As a seasoned drinker and a drug user, it was always “something and something.” Tequila AND cocaine. Vodka AND Vicodin. Beer AND weed. Losing my keys AND my wallet. Making out with you AND yelling at you. Even when I got sober I knew I was an alcoholic AND an addict. But for a long, long time—even sober—there felt like there was another AND but I didn’t know what it was. What I did know is that I still felt rattled, haunted and disturbed even though I had stopped using and drinking.

Programs of recovery were pretty specific—they could help me stop drinking and using drugs but for deeper, non-addiction related stuff, I should probably see somebody and I should do it sooner as opposed to later. That somebody, for me, was a therapist. But out of stubbornness, self-sufficiency or good old fashioned laziness, I put off seeing a therapist for a long, long time. “I’ll think about it tomorrow,” as my entitlement role model Scarlett O’Hara once said, became my motto. But for me tomorrow didn’t come until I had nearly nine years of sobriety.

A few weeks ago, my therapist told me, “People should go into couples therapy before there’s a problem. Same with regular therapy.” Six months into working together, now he tells me. But what brought me into his office was an urgency that I really needed it. Two decades of steady drug use and drinking were able to numb out the feelings and events of growing up in an alcoholic home.

They also did the trick in erasing several violent and explosive moments from my past. But when that coping mechanism was gone, I was left feeling shattered and I didn’t know why. Turns out, what I was experiencing was the lingering effects of Post-Traumatic Stress Disorder or PTSD. While it took several years to kick back in, once it did, PTSD wreaked havoc on my emotions. Depressed, in emotional pain and feeling hopeless, I Googled my ass off until I found a therapist. I will admit, his initial appeal was that his office was located juts a few blocks from my house. This probably isn’t the ideal strategy in picking a therapist. I mean there’s a Thai place really close my house and I would never eat there because it isn’t very good, despite being convenient. Nevertheless after talking to him on the phone, I decided to go for it. A therapist friend of mine advised me to give a few therapists a shot and not feel obligated to anyone unless we clicked. Lucky for me after just one session, we did.

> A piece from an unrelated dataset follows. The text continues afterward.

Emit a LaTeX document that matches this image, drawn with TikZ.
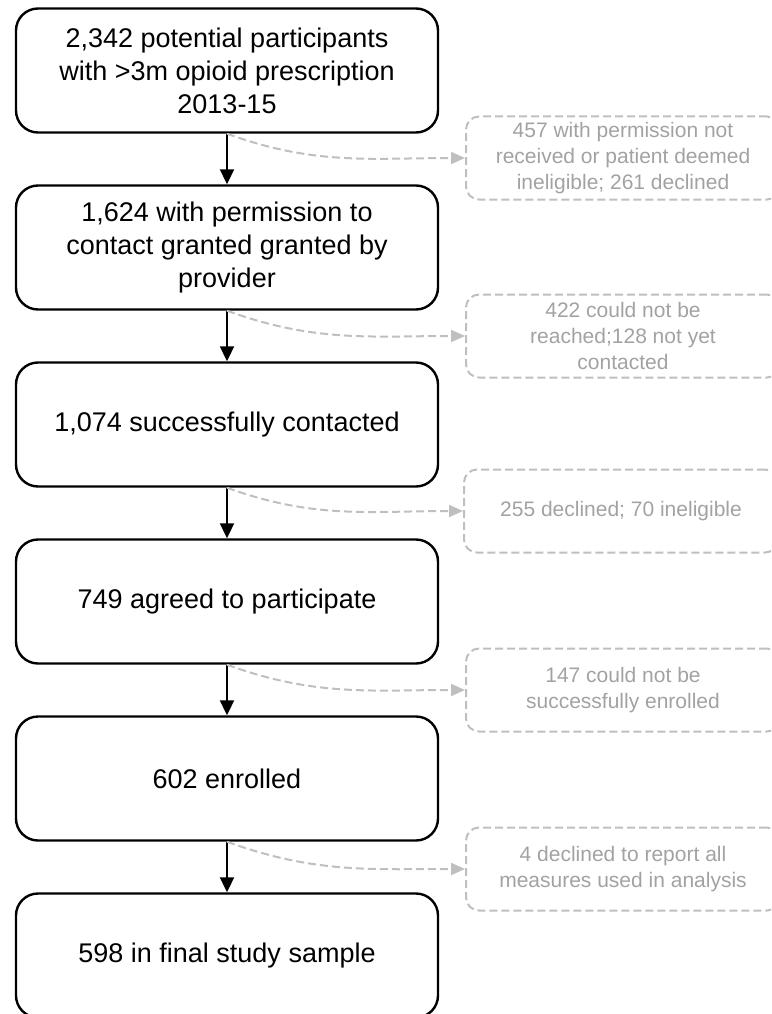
\documentclass[tikz,border=0pt]{standalone}
\usepackage{fontspec}
\setmainfont{Liberation Sans}
\usetikzlibrary{arrows.meta}
\definecolor{skipline}{RGB}{191,191,191}
\definecolor{skiptext}{RGB}{162,162,162}

\begin{document}
\begin{tikzpicture}[x=1pt, y=-1pt,
		stage/.style={draw, line width=2.4pt, rounded corners=22pt, minimum width=422pt, minimum height=124pt, inner sep=0pt, align=center, font=\fontsize{27}{33}\selectfont},
		excl/.style={draw=skipline, line width=2pt, dash pattern=on 8pt off 4pt, rounded corners=13pt, minimum width=314pt, minimum height=83pt, inner sep=0pt, align=center, text=skiptext, font=\fontsize{21}{26}\selectfont},
		flow/.style={line width=2pt, -{Triangle[width=14pt, length=15pt]}},
		drop/.style={skipline, line width=2pt, dash pattern=on 8pt off 4pt, -{Triangle[width=12pt, length=14pt]}}]
		\clip (0,0) rectangle (771,1014);

		\node (b1)[stage] at (227, 70.5)  {2,342 potential participants\\with >3m opioid prescription\\2013-15};
		\node (b2)[stage] at (227,247.5)  {1,624 with permission to\\contact granted granted by\\provider};
		\node (b3)[stage] at (227,424.5)  {1,074 successfully contacted};
		\node (b4)[stage] at (227,601.5)  {749 agreed to participate};
		\node (b5)[stage] at (227,778.5)  {602 enrolled};
		\node (b6)[stage] at (227,955.5)  {598 in final study sample};

		\node (s1)[excl] at (623,158)  {457 with permission not\\received or patient deemed\\ineligible; 261 declined};
		\node (s2)[excl] at (623,336)  {422 could not be\\reached;128 not yet\\contacted};
		\node (s3)[excl] at (621,511)  {255 declined; 70 ineligible};
		\node (s4)[excl] at (623,690)  {147 could not be\\successfully enrolled};
		\node (s5)[excl] at (623,869)  {4 declined to report all\\measures used in analysis};

		\draw [flow](b1)edge(b2);
		\draw [flow](b2)edge(b3);
		\draw [flow](b3)edge(b4);
		\draw [flow](b4)edge(b5);
		\draw [flow](b5)edge(b6);

		\draw [drop](b1.south)to[out=-20,in=180](s1.west);
		\draw [drop](b2.south)to[out=-20,in=180](s2.west);
		\draw [drop](b3.south)to[out=-20,in=180](s3.west);
		\draw [drop](b4.south)to[out=-20,in=180](s4.west);
		\draw [drop](b5.south)to[out=-20,in=180](s5.west);
	\end{tikzpicture}
\end{document}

During my first visit, we talked about my stressful new job working with other addicts as a peer support specialist. We talked my marriage. We talked about my recovery from drugs and alcohol. But mainly we talked about the AND. We hopped right in and talked about trauma approximately 30 minutes into our hour together. Upon his prompts, I unpacked a lot of baggage in a short amount of time. Tears streamed down my face. There was no question that I needed to be there and towards the end of our session there was also no question that he could help me. Which was fantastic because all of this was too much for me to handle on my own.  More of a guide to a place of clarity and less of a life coach and drill sergeant, my therapist, which I could officially call him after one visit, like we were going steady or something, kept it simple. He asked what happened. He asked about my family. He asked about my husband. He asked about my job but he did all of it in a way that felt conversational. I’ve never once felt attacked or judged. But uncomfortable? UH yeah lots of that.

My therapist has a way, as I’m sure a lot of them do, of cutting right through all the gnarly things I don’t want to say out loud and then he makes me do precisely that. I’ve even said out loud, “I hate this conversation” and “All of this is making me really uncomfortable.” Which he is receptive to but then he does something awful: he asks me why I’m uncomfortable and sometimes even makes me sit in it. How dare he? Doesn’t he know I don’t sit in emotions or talk about them? I cover them up with booze and drugs until they vanish. The problem is he does know all of this and so he pushes me to tell the truth. The bastard. But the more he does, the more something even more incredible than that happens: he forces me to look at how strong I am, how much I’ve grown, how creative I am, how resilient I am. He honors that and he makes me honor that too.

It’s remarkable how well all of this works with being in recovery too. Not sober himself but with years of working with addicts himself, he’s always open to learn more and we joke that I’m making him “woke” to all things sobriety. He’ll ask about things he doesn’t know which is amazing and we become two people exchanging, not guy with fancy degree and crazy person. He’s heard enough about my program of recovery that he now asks how it’s going. He also encourages me to do the work I need to stay sober and will gently push me in that direction if I get stalled out, as I have before. In turn, I’ve told him about meetings, the 12 steps, having a sponsor and even referred sober friends to him. Mainly, there are two layers of relief I get having both a therapist and a program of recovery. They work beautifully in tandem with one another. For support that’s more specific to day to day living and my PTSD, my therapist is my guy and for all my sobriety needs, my recovery support system does the rest.

A few months into working with my therapist, I noted how much better I felt being in therapy. The things that haunted me and freaked me out were less terrifying. I was grateful to finally have both.

Surprised, he asked, “Wait. Do most of you sober people do this without a therapist too?!”

I replied, “A lot of us do, yeah.”

“I can’t believe it. That sounds really hard,” he said.

Now nearly a year later, I can’t believe I did it for so long either because it was.